To mitigate these risks, Python offers synchronization primitives such as Lock, RLock, Semaphore, and Event. The simplest of these is the Lock class, which allows only one thread to access a critical section of code or resource at a time.
Example:
lock = threading.Lock()
def thread_safe_increment(shared_data):
with lock:
# Critical section
shared_data['counter'] += 1
# Create and start threads that modify shared_data
In this code, we use a Lock to ensure that when one thread increments the counter in the shared dictionary shared_data, no other thread can access this section of code until it’s done. This prevents race conditions and ensures the integrity of shared data.
Practical Example: Using Threads in a Web Scraper
Let’s look at a practical scenario where threading can significantly enhance performance, such as in a web scraper that fetches data from multiple URLs concurrently.
By using threads, we can initiate multiple web requests without waiting for one request to complete before starting another.

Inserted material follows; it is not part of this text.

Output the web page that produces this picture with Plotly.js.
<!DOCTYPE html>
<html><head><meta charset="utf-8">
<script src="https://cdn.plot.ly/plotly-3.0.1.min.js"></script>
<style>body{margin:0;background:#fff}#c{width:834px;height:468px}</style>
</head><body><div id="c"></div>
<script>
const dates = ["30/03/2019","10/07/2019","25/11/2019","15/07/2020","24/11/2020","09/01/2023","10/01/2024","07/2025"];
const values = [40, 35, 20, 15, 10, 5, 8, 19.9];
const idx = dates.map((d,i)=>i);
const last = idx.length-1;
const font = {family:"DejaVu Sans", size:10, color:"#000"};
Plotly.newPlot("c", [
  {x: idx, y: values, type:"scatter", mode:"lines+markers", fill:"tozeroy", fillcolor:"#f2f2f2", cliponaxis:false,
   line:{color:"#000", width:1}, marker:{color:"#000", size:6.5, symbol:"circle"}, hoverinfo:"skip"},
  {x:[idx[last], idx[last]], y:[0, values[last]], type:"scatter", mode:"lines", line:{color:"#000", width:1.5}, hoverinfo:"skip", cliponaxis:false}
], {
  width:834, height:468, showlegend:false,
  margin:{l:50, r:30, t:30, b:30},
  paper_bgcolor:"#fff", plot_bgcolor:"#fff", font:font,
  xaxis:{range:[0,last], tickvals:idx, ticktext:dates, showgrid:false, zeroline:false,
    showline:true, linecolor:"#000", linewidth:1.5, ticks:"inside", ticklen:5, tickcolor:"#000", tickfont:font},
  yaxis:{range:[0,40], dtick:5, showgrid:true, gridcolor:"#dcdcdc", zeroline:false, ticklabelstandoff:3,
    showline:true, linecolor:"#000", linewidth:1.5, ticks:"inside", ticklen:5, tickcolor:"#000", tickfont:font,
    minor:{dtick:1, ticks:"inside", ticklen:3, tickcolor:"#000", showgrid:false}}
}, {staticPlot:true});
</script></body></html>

This can drastically reduce the time taken to scrape data from a large number of websites.
Here’s a brief outline of how such a threaded scraper might be structured:
import threading
def fetch_url(url):
response = requests.get(url)
return response.text
urls = ['http://example.com'] * 10 # List of URLs to fetch
threads = []
for url in urls:
thread = threading.Thread(target=fetch_url, args=(url,))
thread.start()
threads.append(thread)
# Wait for all threads to complete
for thread in threads:
thread.join()
In this example, the fetch_url function fetches data from a single URL. We create threads for each URL in our list, start them, and then call join() to wait for all threads to finish. This way, we can simultaneously send multiple requests, improving the efficiency of our web scraping process.

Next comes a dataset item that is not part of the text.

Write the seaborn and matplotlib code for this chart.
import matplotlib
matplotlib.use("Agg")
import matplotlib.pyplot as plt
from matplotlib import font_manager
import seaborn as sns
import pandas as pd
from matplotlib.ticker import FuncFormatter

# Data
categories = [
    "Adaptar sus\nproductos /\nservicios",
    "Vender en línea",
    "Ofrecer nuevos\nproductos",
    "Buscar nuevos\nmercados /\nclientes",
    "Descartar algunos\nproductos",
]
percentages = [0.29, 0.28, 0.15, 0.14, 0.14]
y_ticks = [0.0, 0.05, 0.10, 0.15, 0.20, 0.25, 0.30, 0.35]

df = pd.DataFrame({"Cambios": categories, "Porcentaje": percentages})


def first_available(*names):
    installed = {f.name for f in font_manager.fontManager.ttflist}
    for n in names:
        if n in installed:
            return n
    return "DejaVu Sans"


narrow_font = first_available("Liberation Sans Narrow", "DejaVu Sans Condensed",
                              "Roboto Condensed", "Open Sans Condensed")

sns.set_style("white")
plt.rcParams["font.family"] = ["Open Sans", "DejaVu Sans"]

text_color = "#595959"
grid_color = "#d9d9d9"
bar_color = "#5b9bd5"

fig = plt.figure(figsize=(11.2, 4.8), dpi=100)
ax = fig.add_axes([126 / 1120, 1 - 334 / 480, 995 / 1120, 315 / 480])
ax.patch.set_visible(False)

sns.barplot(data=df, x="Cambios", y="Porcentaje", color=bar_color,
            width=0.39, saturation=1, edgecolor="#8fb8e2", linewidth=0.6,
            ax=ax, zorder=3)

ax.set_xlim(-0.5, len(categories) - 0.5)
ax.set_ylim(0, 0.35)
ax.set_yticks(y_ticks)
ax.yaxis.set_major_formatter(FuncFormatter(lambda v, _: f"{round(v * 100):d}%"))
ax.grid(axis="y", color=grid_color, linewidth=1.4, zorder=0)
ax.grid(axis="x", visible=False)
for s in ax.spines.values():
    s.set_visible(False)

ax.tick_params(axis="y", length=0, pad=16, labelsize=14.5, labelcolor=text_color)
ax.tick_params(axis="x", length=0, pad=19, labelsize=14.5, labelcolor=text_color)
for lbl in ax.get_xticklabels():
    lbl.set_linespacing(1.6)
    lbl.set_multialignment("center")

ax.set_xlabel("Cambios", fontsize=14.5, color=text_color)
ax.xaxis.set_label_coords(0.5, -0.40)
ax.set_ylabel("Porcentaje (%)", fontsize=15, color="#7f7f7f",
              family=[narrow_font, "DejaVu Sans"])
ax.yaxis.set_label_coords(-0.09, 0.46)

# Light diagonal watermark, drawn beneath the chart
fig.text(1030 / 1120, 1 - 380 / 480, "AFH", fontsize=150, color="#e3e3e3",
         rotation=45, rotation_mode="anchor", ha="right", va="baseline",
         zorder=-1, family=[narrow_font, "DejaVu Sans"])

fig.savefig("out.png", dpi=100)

Caveats of Multithreading in Python
While multithreading can be incredibly beneficial, it’s important to understand the limitations that come with using threads in Python. One of the well-known issues is the Global Interpreter Lock (GIL), which prevents multiple native threads from executing Python bytecodes simultaneously. This means that in CPU-bound operations, the performance gain from threading might be limited.
In such cases, it might be more appropriate to use processes (via the multiprocessing module) instead of threads to fully utilize multiple CPU cores. However, for I/O-bound tasks where threads spend a lot of time waiting (like web scraping, file I/O, or network operations), multithreading can still provide significant performance improvements.
Conclusion
The Python Thread class provides a robust mechanism for developing concurrent applications. Through effective use of threads, Python programmers can handle multiple tasks simultaneously, enhancing responsiveness and performance in I/O-bound scenarios.

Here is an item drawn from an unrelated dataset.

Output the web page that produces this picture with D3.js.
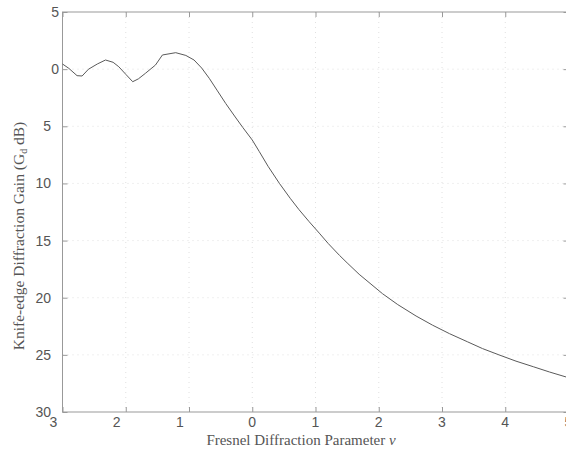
<!DOCTYPE html>
<html><head><meta charset="utf-8">
<script src="https://cdn.jsdelivr.net/npm/d3@7"></script>
<style>body{margin:0;background:#fff;}svg{display:block;}</style>
</head><body>
<svg id="c" width="566" height="449"></svg>
<script>
// Data
const vValues = [-3, -2.9, -2.77, -2.69, -2.59, -2.45, -2.32, -2.2, -2.11, -2.0, -1.89, -1.8, -1.69, -1.53, -1.42, -1.21, -1.05, -0.92, -0.8, -0.68, -0.55, -0.42, -0.28, -0.15, 0, 0.11, 0.25, 0.43, 0.6, 0.74, 0.9, 1.06, 1.2, 1.38, 1.5, 1.69, 2.06, 2.3, 2.59, 2.85, 3.12, 3.4, 3.64, 3.9, 4.17, 4.45, 4.7, 5];
const gainDb = [0.45, 0.07, -0.57, -0.6, -0.01, 0.45, 0.8, 0.6, 0.21, -0.45, -1.1, -0.85, -0.37, 0.36, 1.24, 1.44, 1.2, 0.8, 0.1, -0.8, -1.9, -3.0, -4.1, -5.1, -6.2, -7.2, -8.5, -10.0, -11.3, -12.3, -13.35, -14.35, -15.25, -16.3, -16.95, -17.95, -19.65, -20.6, -21.6, -22.4, -23.15, -23.85, -24.45, -25.0, -25.55, -26.05, -26.5, -27.0];
const xTicks = [-3, -2, -1, 0, 1, 2, 3, 4, 5];
const yTicks = [5, 0, -5, -10, -15, -20, -25, -30];
const xTitle = "Fresnel Diffraction Parameter ";
const yTitle = "Knife-edge Diffraction Gain (G";

const svg = d3.select("#c");
const L = 62.5, R = 568.5, T = 12, B = 412;
const x = d3.scaleLinear().domain([-3, 5]).range([L, R]);
const y = d3.scaleLinear().domain([-30, 5]).range([B, T]);

// grid
const g = svg.append("g");
g.selectAll(".gx").data(xTicks.slice(1, -1)).join("line")
  .attr("x1", d => x(d)).attr("x2", d => x(d)).attr("y1", T).attr("y2", B)
  .attr("stroke", "#e0e0e0").attr("stroke-dasharray", "1,4");
g.selectAll(".gy").data(yTicks.slice(1, -1)).join("line")
  .attr("y1", d => y(d)).attr("y2", d => y(d)).attr("x1", L).attr("x2", R)
  .attr("stroke", "#e0e0e0").attr("stroke-dasharray", "1,4");

// frame
svg.append("rect").attr("x", L).attr("y", T).attr("width", R - L).attr("height", B - T)
  .attr("fill", "none").attr("stroke", "#999").attr("stroke-width", 1);

// inward ticks
const tk = 5;
const axisColor = "#999";
const axB = d3.axisBottom(x).tickValues(xTicks).tickSize(-tk).tickFormat("");
const axT = d3.axisTop(x).tickValues(xTicks).tickSize(-tk).tickFormat("");
const axLf = d3.axisLeft(y).tickValues(yTicks).tickSize(-tk).tickFormat("");
const axRt = d3.axisRight(y).tickValues(yTicks).tickSize(-tk).tickFormat("");
[[axB, `translate(0,${B})`], [axT, `translate(0,${T})`], [axLf, `translate(${L},0)`], [axRt, `translate(${R},0)`]].forEach(([a, t]) => {
  const gg = svg.append("g").attr("transform", t).call(a);
  gg.select(".domain").remove();
  gg.selectAll("line").attr("stroke", axisColor);
});

// tick labels
const lblFont = "Liberation Sans, Arial, sans-serif";
svg.selectAll(".xl").data(xTicks).join("text")
  .attr("x", d => x(d) + (d < 0 ? -9 : 0)).attr("y", 427)
  .attr("text-anchor", "middle").attr("font-family", lblFont).attr("font-size", 14)
  .attr("fill", "#555").text(d => Math.abs(d));
svg.selectAll(".yl").data(yTicks).join("text")
  .attr("x", d => (d < 0 ? 51 : 59)).attr("y", d => y(d) + 5)
  .attr("text-anchor", "end").attr("font-family", lblFont).attr("font-size", 14)
  .attr("fill", "#555").text(d => Math.abs(d));

// curve
const pts = vValues.map((v, i) => [v, gainDb[i]]);
svg.append("path").datum(pts)
  .attr("d", d3.line().x(d => x(d[0])).y(d => y(d[1])))
  .attr("fill", "none").attr("stroke", "#5a5a5a").attr("stroke-width", 1);

// titles
const serif = "Liberation Serif, Times New Roman, serif";
const xt = svg.append("text").attr("x", 301).attr("y", 445).attr("text-anchor", "middle")
  .attr("font-family", serif).attr("font-size", 15).attr("fill", "#555");
xt.append("tspan").text(xTitle);
xt.append("tspan").attr("font-style", "italic").text("v");

const yt = svg.append("text").attr("transform", "translate(24,236) rotate(-90)")
  .attr("text-anchor", "middle").attr("font-family", serif).attr("font-size", 15.5).attr("fill", "#555");
yt.append("tspan").text(yTitle);
yt.append("tspan").attr("font-size", 10).attr("dy", 3).text("d");
yt.append("tspan").attr("dy", -3).text(" dB)");
</script>
</body></html>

In this guide, we’ve discussed how to create and manage threads, the importance of thread safety, and a practical application of threading in a web scraper. Understanding these concepts lays the groundwork for writing efficient and effective Python applications that can take advantage of concurrency.
Now that you’ve learned about threading and the Python Thread class, consider incorporating these techniques into your next project. Experiment with creating threads, handling synchronization issues, and optimizing your code for concurrent execution. Happy coding!